Lumine: An Open Recipe for Building Generalist Agents in 3D Open Worlds
Weihao Tan, Xiangyang Li, Yunhao Fang, Heyuan Yao, Shi Yan, Hao Luo, Tenglong Ao, Huihui Li, Hongbin Ren, Bairen Yi, Yujia Qin, Bo An, Libin Liu, Guang Shi
TL;DR
Lumine presents an open recipe for building generalist agents in 3D open worlds by grounding perception, reasoning, and action in a vision–language model and training through a three-stage curriculum (pre-training, instruction following, and reasoning). The 7B Lumine-Base model processes $5~\mathrm{Hz}$ pixel input and outputs actions at $30~\mathrm{Hz}$, employing a hybrid thinking mechanism to invoke explicit reasoning only when needed, and achieves real-time, long-horizon mission completion in Genshin Impact with strong zero-shot cross-game generalization to other titles.
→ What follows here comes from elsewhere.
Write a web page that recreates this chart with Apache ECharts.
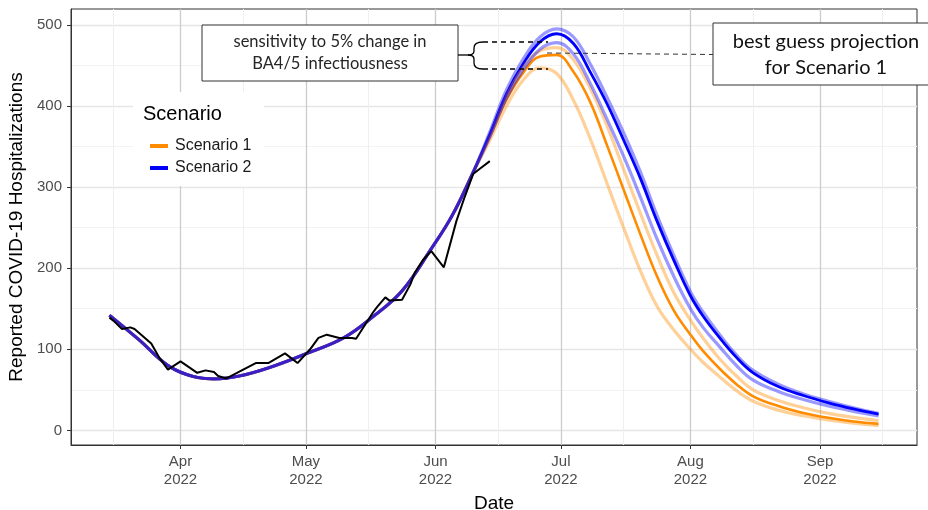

The approach integrates efficient inference strategies, memory-based context management, and curriculum-driven data curation to enable robust, language-guided manipulation across both 3D exploration and 2D GUI tasks, including unseen environments. The results indicate substantial gains in scalability, instruction following, and long-horizon reasoning, with cross-game transfer to Wuthering Waves and Honkai: Star Rail, while highlighting areas for future work in long-term memory, online learning, and broader-scale data. Overall, Lumine demonstrates the feasibility of a generalist, language-grounded agent operating in open-ended environments with practical real-time constraints. $5~\mathrm{Hz}$ perception, $30~\mathrm{Hz}$ actuation, and a $25.3\times$ latency reduction together enable smooth, responsive control in complex worlds, marking a significant step toward general-purpose decision foundation models for embodied AI.
Abstract
We introduce Lumine, the first open recipe for developing generalist agents capable of completing hours-long complex missions in real time within challenging 3D open-world environments. Lumine adopts a human-like interaction paradigm that unifies perception, reasoning, and action in an end-to-end manner, powered by a vision-language model. It processes raw pixels at 5 Hz to produce precise 30 Hz keyboard-mouse actions and adaptively invokes reasoning only when necessary. Trained in Genshin Impact, Lumine successfully completes the entire five-hour Mondstadt main storyline on par with human-level efficiency and follows natural language instructions to perform a broad spectrum of tasks in both 3D open-world exploration and 2D GUI manipulation across collection, combat, puzzle-solving, and NPC interaction. In addition to its in-domain performance, Lumine demonstrates strong zero-shot cross-game generalization. Without any fine-tuning, it accomplishes 100-minute missions in Wuthering Waves and the full five-hour first chapter of Honkai: Star Rail. These promising results highlight Lumine's effectiveness across distinct worlds and interaction dynamics, marking a concrete step toward generalist agents in open-ended environments.